Açıklama, "Çalışırken ölmek istemiyoruz yaşamak yaşatmak istiyoruz", "Buradayız, buradayız hiçbir yere gitmiyoruz" sloganlarıyla sona erdi.
Adana
Adana'da sabah saatlerinde hastanelere gelen sağlık emekçileri, hastane girişlerine; "Bu işyerinde grev var" pankartı astı. Hastane koridorlarının boş olduğu görülürken, grevde haberleri olmayan bazı yurttaşlar ise geri döndü. Sağlık emekçileri, Çukurova Üniversitesi Tıp Fakültesi Balcalı Hastanesi Poliklinikleri merdivenlerinde açıklama yaptı. Açıklamada çok sayıda sağlık emekçisi katılarak, haklarını talep etti. Açıklamada konuşan SES Adana Şube Eşbaşkanı Dr. Mürşit Enis Akyüz, taleplerinin yerine getirilmesini istedi. Akyüz, "İnsani koşullarda güvenceli çalışacağımız, insanca yaşabileceğimiz bir sağlık sistemi için buradayız ve burada olmaya devam edeceğiz" dedi. Adana Tabip Odası Başkanı Uzm. Dr. Selahattin Menteş ise; özlük haklarını verilene ve talepleri karşılana kadar mücadele edeceklerini kaydetti.
Adana Hekim Birliği Sendikası da Adana Şehir Eğitim ve Araştırma Hastanesi önünde açıklama yaptı. Açıklamada konuşan Hekim Birliği Sendikası Şehir Hastanesi Temsilcisi Mehtap Doğan, "Her şeye rağmen ülkemizden, halkımızdan ve haklarımızdan vazgeçmedik. Topluma hak ettiği kalitede sağlık hizmeti sunmak ama bunun karşılığını da almak istiyoruz. Biz tükendik, hastalandık ve ölüyoruz. Önce zarar verme, zarar görme ilkesi doğrultusunda kendimizi tedavi etmek, sonra bu sağlık sistemini toplumunun yararına olacak şekilde iyileştirmek istiyoruz. İsteklerimizin sadece maaş artışı gibi bir kavramın içine sıkıştırılmasını asla kabul etmiyoruz. Hak ettiğimiz insana yakışır çalışma koşulları ve halkımızın hak ettiği sağlık hizmeti için çabalıyoruz" dedi.

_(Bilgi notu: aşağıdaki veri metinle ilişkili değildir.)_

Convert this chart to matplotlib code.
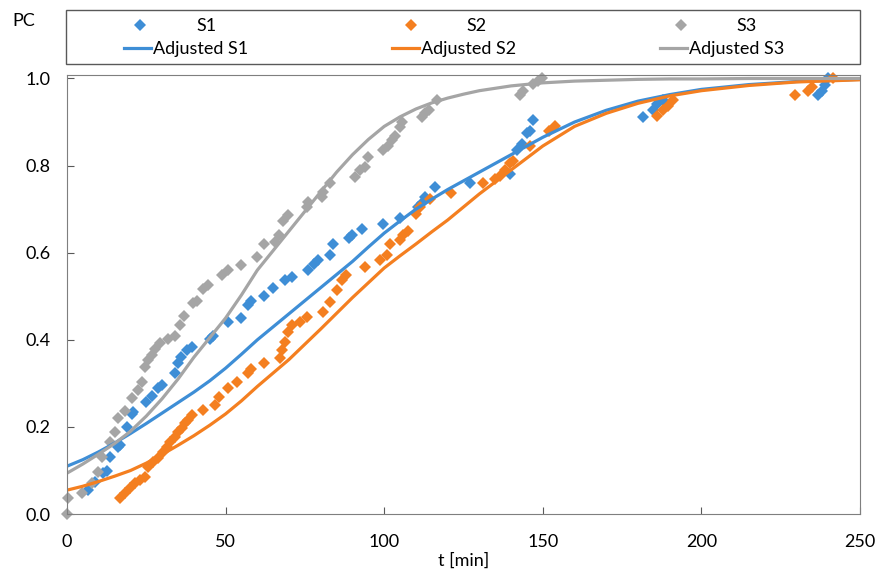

Adana Sağlık Platformu Bileşenleri "Beyaz Yürüyüş" düzenlendi. Kasım Gülek Köprüsü üzerinde bir araya gelen sağlık emekçileri, "Haklarımızdan vazgeçmiyoruz, emek bizim söz bizim" ve "İnsani koşullarda çalışıp insan gibi yaşamak istiyoruz kölelik sistemine hayır" pankartı taşıdı. "Yaşatmak ve yaşamak istiyoruz", "Ranta değil halka emekçiye bütçe", "Sağlıkta şiddet politiktir", "Ge-çi-ne-mi-yo-ruz" dövizlerini taşıyan sağlık çalışanları, Uğur Mumcu Meydanı'na kadar yürüdü. Yürüyüşe CHP, DİSK, KESK, TMMOB, EMEP ve çok sayıda kişi destek verdi.
Uğur Mumcu Meydanı'nda gerçekleştirilen açıklamayı okuyan Adana Tabip Odası Başkanı Uzm. Dr. Selahattin Menteş, Erdoğan'ın "Gidiyorlarsa gitsinler" sözüne tepki göstererek "Böyle giderse giden siz olacaksınız" diye yanıt verdi. Menteş, "Aylardır sadece kendimiz için değil halkımızın daha iyi bir sağlık hizmeti alabilmesi ve tıkanan sistemin çözümü için önerilerde bulunarak eylemlilikler yaptık. Bu durumun sürdürülemeyeceğini söyledik. Aldığımız yanıt ne oldu? Aldığımız yanıt ne oldu biliyor musunuz? İsteyen istediği ülkeye gitsin. Kapı açık gidin dendi. Genç hekim ve asistanlarla devam ederiz dendi. Bizim asistan kardeşlerimiz burada. Biz hep beraberiz" dedi.